Two of them were specially kind to me in those days. One was a Herr von Vaymár, later on a distinguished lawyer in Tirnau; the other a Herr Hieronymi, later Hungarian Minister of Commerce, who recognised me thirty-five years afterwards in the house of the Director of the National Museum, Von Pulszky, and was agreeably surprised at the metamorphosis that had taken place in his former protégé.
Now came the delightful holidays, and with them the time for my return home. The son of a well-to-do peasant from the neighbourhood of Szerdahely gave me a lift in his cart, and it is impossible to describe the delightful feeling with which I crossed the threshold of my parent's door, bearing my certificate, on which my name was written in large golden letters, and showed this first triumphal result of my work to my mother.
My heart understood the meaning of her warm maternal kisses and of the hot tears she shed. Friendly neighbours had managed to explain to her the meaning of the words "classification" and "eminent" in my certificate; without being able to read them, she stared at my name, written in large letters, and kept remarking, "Of course it is quite natural, for my son Arminius has his dead father's brains, and I am quite sure he will be a success."
These were the happiest moments of my youth. The delightful "Home, Sweet Home," the comfortable feeling of being with friends, and the knowledge that, for a time at least, I was free from the horrible spectre of hunger, did me a great deal of good. Unfortunately these two months fled like a midsummer night's dream, and when, at the beginning of autumn, I started for St. Georghen, my well-mended clothes in my knapsack, and a few pence in my pocket, the earnest side of life, with all its struggles, was again before me. I bravely tore myself away from my mother's embrace, and so, getting a lift now and then, and walking the rest of the way, I arrived the second time at St. Georghen.

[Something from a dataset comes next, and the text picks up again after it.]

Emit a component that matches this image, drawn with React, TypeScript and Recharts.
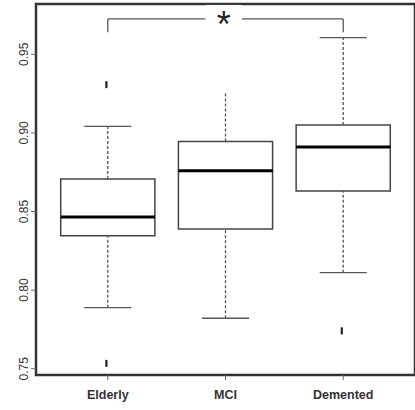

I was now to be in the second class, or Secunda, and rise a step in my student's life. The worries and troubles as to board and lodging, and the acquisition of the necessary books had recommenced, and caused me more than once to blush with shame, and in spite of all my self-denial I was unable to procure all I needed.
Unfortunately my new professor in the second class was not so kindly disposed towards me as the dark-haired young priest in the first class had been, and when I went to enter my name in the list, I was received with the not very flattering remark, "Well, Moshele" (the name given to the Jews in general), "why dost thou study? Would it not be better for thee to become a 'kosher' butcher?" In spite of these remarks, which were more malicious than witty, I found it desirable to show my last year's certificate, and to beg him to be kind to me and protect me. This he promised, smiling, but all the same, during the whole school-year, he not only mocked and scoffed at me, but in spite of my diligence, always kept me back in the class, and very often earnestly advised me not to continue my studies. He was certainly a splendid specimen of a professor whose business it was to guide the youthful mind through the halls of knowledge, humanity, and enlightenment.
But unfortunately this was the prevailing tone among the priests who were entrusted with the school teaching, and roughness and fanaticism flourished undisturbed in the shadow of semi-education. Exceptions were very rare, and from his earliest childhood the Jewish boy of that period received the saddest impressions of the position he was to fill in the future.
The real Magyars, the ruling element in the country, more chivalrously inclined and of marked indifference to religious affairs, have always shown themselves kinder and more tolerant to Jews; but all the more disgraceful was the behaviour of the Slavs, and in spite of my reputation as a good scholar, I was often exposed to the wanton behaviour of passing Christians in the streets of St. Georghen, had stones thrown at me, and was greeted with the insulting "Shide Makhele! Hep! Hep! Hep!" and other similar titles.
The second year at St. Georghen was anything but agreeable, and was full of privations of every kind. Only once or twice a week did I have sufficient to eat, and oh, the bitterly cold nights in the kitchen of the cap-maker, with only a miserable counterpane as covering! When my misery was at its height I received, through the kindness of my last year's teacher, the employment of "boots" in the monastery, where I had to make my appearance early in the morning, in order to clean the boots placed outside the doors of three professors, and sometimes to brush their clothes. I performed this office in the corridor, by the light of the fire blazing in the stove, which not only warmed me but gave me sufficient light to learn my lessons by, and so I always managed to appear at school with my lessons well prepared. And when I was able to still my hunger with a piece of bread or some potatoes, I was the liveliest amongst my comrades, and was even able at times to move my surly professor to a smile.